- Directed by: Srijit Mukherji
- Written by: Srijit Mukherji
- Produced by: Rupa Dutta
- Starring: Uttam Kumar(Montages) Anindya Sengupta Roshni Bhattacharya Gourab Chatterjee Laboni Sarkar
- Cinematography: Soumik Haldar
- Edited by: Pronoy Dasgupta
- Music by: Songs: Saptak Sanai Das Score: Prabuddha Banerjee
- Production company: Camellia Productions
- Distributed by: PVR Inox Pictures
- Release date: 22 March 2024;
- Running time: 137 minutes
- Country: India
- Language: Bengali
- Box office: ₹1.56 crore

= Oti Uttam =

2024 Bengali language Indian film

Oti Uttam is a 2024 Indian Bengali-language fantasy comedy film written, co-produced and directed by Srijit Mukherji under Camellia Productions and Matchcut Productions. Veteran Bengali actor Uttam Kumar appears on the screen through Visual effects from his existing clippings from his various films. His character was built by the scenes of his 56 existing old movies.

==Plot==
Krishnendu, a Ph.D. researcher working on a project on Mahanayak Uttam Kumar. He likes a girl but gets refused every times. The researcher decides to bring his icon Uttam Kumar's spirit through planchette. Mahanayak's grandson helps him in to fulfill the love life of researcher. But things get complicated when Sohini falls in love for with Uttam Kumar at the first sight of his spirit.

==Cast==
- Uttam Kumar as himself (Montages from his early Films)
- Anindya Sengupta as Krishnendu a Ph.D. researcher
- Gourab Chatterjee as himself
- Roshni Bhattacharyya as Sohini
- Laboni Sarkar as Krishnendu's Mother
- Subhasish Mukherjee as Krishnendu's Father
- VJ Jina

==Music==
The music of the film is composed by Saptak Sanai Das and lyrics are penned by Dhrubojyoti Chakraborty, Kaustuv Bhattacharya and Srijit Mukherji.

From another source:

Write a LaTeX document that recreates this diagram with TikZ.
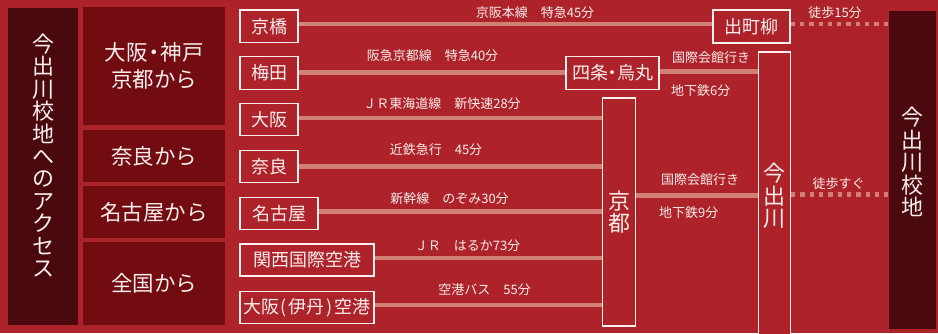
\documentclass[tikz,border=0pt]{standalone}
\usepackage{fontspec}
\setmainfont{Noto Sans CJK JP}
\definecolor{bg}{RGB}{174,35,42}
\definecolor{dark}{RGB}{74,9,12}
\definecolor{cat}{RGB}{114,12,17}
\definecolor{rail}{RGB}{210,128,118}
\definecolor{txt}{RGB}{250,238,238}
\newcommand{\ndot}[1]{\makebox[#1]{・}}
\newcommand{\npar}[1]{\makebox[10pt]{#1}}
\begin{document}
\begin{tikzpicture}[x=1pt,y=-1pt,
  stbox/.style={draw=txt, line width=1.2pt, fill=bg, text=txt, inner sep=0pt,
    font=\fontsize{18}{18}\selectfont},
  catbox/.style={fill=cat, text=txt, inner sep=0pt, minimum width=142pt, align=center,
    font=\fontsize{21.5}{27}\selectfont},
  darkbox/.style={fill=dark, inner sep=0pt},
  vtext/.style={text=txt, inner sep=0pt, align=center, font=\fontsize{22}{22.4}\selectfont},
  lbl/.style={text=txt, inner sep=0pt, font=\fontsize{13}{13}\selectfont},
  rail/.style={draw=rail, line width=4.8pt},
  walk/.style={draw=rail, line width=4.3pt, dash pattern=on 4.3pt off 5pt}]
\useasboundingbox (0,0) rectangle (938,333);
\fill[bg] (0,0) rectangle (938,333);
% left column
\node[darkbox, minimum width=70pt, minimum height=317pt] (leftbox) at (43,166.5) {};
\node[vtext] (lefttext) at (43,155.5) {今\\出\\川\\校\\地\\へ\\の\\ア\\ク\\セ\\ス};
% categories
\node[catbox, minimum height=118pt] (cat1) at (154,66) {大阪\ndot{13pt}神戸\\京都から};
\node[catbox, minimum height=52pt] (cat2) at (154,156) {奈良から};
\node[catbox, minimum height=52pt] (cat3) at (154,212) {名古屋から};
\node[catbox, minimum height=83pt] (cat4) at (154,283.5) {全国から};
% right campus
\node[darkbox, minimum width=47pt, minimum height=318pt] (campus) at (912.5,170) {};
\node[vtext] (campustext) at (912.5,162) {今\\出\\川\\校\\地};
% stations
\node[stbox, minimum width=58pt, minimum height=32.5pt] (kyobashi) at (269,26.3) {京橋};
\node[stbox, minimum width=58pt, minimum height=32.5pt] (umeda) at (269,73) {梅田};
\node[stbox, minimum width=58pt, minimum height=32.5pt] (osaka) at (269,119.5) {大阪};
\node[stbox, minimum width=58pt, minimum height=32.5pt] (nara) at (269,166.5) {奈良};
\node[stbox, minimum width=78pt, minimum height=32pt] (nagoya) at (279,213.5) {名古屋};
\node[stbox, minimum width=134pt, minimum height=32pt] (kansai) at (307,260) {関西国際空港};
\node[stbox, minimum width=134pt, minimum height=32pt] (itami) at (307,307.5) {大阪\npar{(}伊丹\npar{)}空港};
\node[stbox, minimum width=93pt, minimum height=32.5pt] (shijo) at (612.5,73) {四条\ndot{9pt}烏丸};
\node[stbox, minimum width=77pt, minimum height=33pt] (demachi) at (751.5,26.5) {出町柳};
\node[stbox, minimum width=32.5pt, minimum height=228pt, align=center,
  font=\fontsize{22}{22.4}\selectfont] (kyoto) at (619,212) {京\\都};
\node[stbox, minimum width=32pt, minimum height=288pt, align=center,
  font=\fontsize{22}{22.4}\selectfont] (imade) at (774.5,196) {今\\出\\川};
% rails
\draw[rail] (kyobashi.east |- 0,24) -- (demachi.west |- 0,24);
\draw[rail] (umeda.east |- 0,72.5) -- (shijo.west |- 0,72.5);
\draw[rail] (shijo.east |- 0,71.5) -- (imade.west |- 0,71.5);
\draw[rail] (osaka.east |- 0,118) -- (kyoto.west |- 0,118);
\draw[rail] (nara.east |- 0,166.5) -- (kyoto.west |- 0,166.5);
\draw[rail] (nagoya.east |- 0,211.5) -- (kyoto.west |- 0,211.5);
\draw[rail] (kansai.east |- 0,258) -- (kyoto.west |- 0,258);
\draw[rail] (itami.east |- 0,305) -- (kyoto.west |- 0,305);
\draw[rail] (kyoto.east |- 0,195.3) -- (imade.west |- 0,195.3);
\draw[walk] (demachi.east |- 0,24.3) -- (campus.west |- 0,24.3);
\draw[walk] (imade.east |- 0,194.5) -- (campus.west |- 0,194.5);
% labels
\node[lbl] (l1) at (535,12.5) {京阪本線　特急45分};
\node[lbl] (l2) at (432.5,56) {阪急京都線　特急40分};
\node[lbl] (l3) at (442,103.5) {ＪＲ東海道線　新快速28分};
\node[lbl] (l4) at (436,150) {近鉄急行　45分};
\node[lbl] (l5) at (449.5,198.5) {新幹線　のぞみ30分};
\node[lbl] (l6) at (467.5,245.5) {ＪＲ　はるか73分};
\node[lbl] (l7) at (484.7,290) {空港バス　55分};
\node[lbl] (l8) at (711,57.5) {国際会館行き};
\node[lbl, anchor=west] (l9) at (671,91) {地下鉄6分};
\node[lbl] (l10) at (835,12.5) {徒歩15分};
\node[lbl] (l11) at (700,180) {国際会館行き};
\node[lbl, anchor=west] (l12) at (659,212.5) {地下鉄9分};
\node[lbl] (l13) at (838.5,183.5) {徒歩すぐ};
\end{tikzpicture}
\end{document}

The first single "Saiyyan Beimaan" was released on 14 February 2024. The second single "Chawl Meye" was released on 21 February 2024. The third single "Mon Kharaper Gaan" was dropped on 28 February 2024. The fourth song "Bondhu Bhaabi" was releasesd on 8 March 2024.

=== Original ===

| No. | Title | Lyrics | Singer(s) | Length |
|---|---|---|---|---|
| 1. | "Saiyyan Beimaan (Female Version)" | Dhrubojyoti Chakraborty. | Monali Thakur | 3:30 |
| 2. | "Chawl Meye" | Kaustuv Bhattacharya | Saptak Sanai Das | 3:59 |
| 3. | "Mon Kharaper Gaan" | Dhrubojyoti Chakraborty | Rupankar Bagchi | 4:45 |
| 4. | "Bondhu Bhaabi" | Srijit Mukherji | Upal Sengupta | 3:23 |

==Release ==
The film was scheduled for theatrical release in 2023. After multiple delays, the film has theatrically released on 22 March 2024.

==Reception==
Poorna Banerjee of the Times of India rated the film 3 out of 5 stars and praised Mukherji for his efforts to create a cinematic cosmos out of his existing chaotic filmography, but she criticised the length, the loopholes in the plot and the performance of the cast, except Anindya. Shamayita Chakraborty of OTTplay rated the film 2.5 out of 5 stars and wrote "Srijit Mukherji scores 10 on 10 in effort but an aerial Uttam Kumar fails him." She praised Mukherji's experimentation, the music but criticised the story and missing links from the story.

Agnivo Niyogi of The Telegraph reviewed the film on a positive note, praising the cinematography, Mukherji's efforts for integration of dialogue snippets and visuals from Uttam Kumar's films and the acting of the whole cast. Hindustan Times and Sangbad Pratidin also gave similar reviews on the film.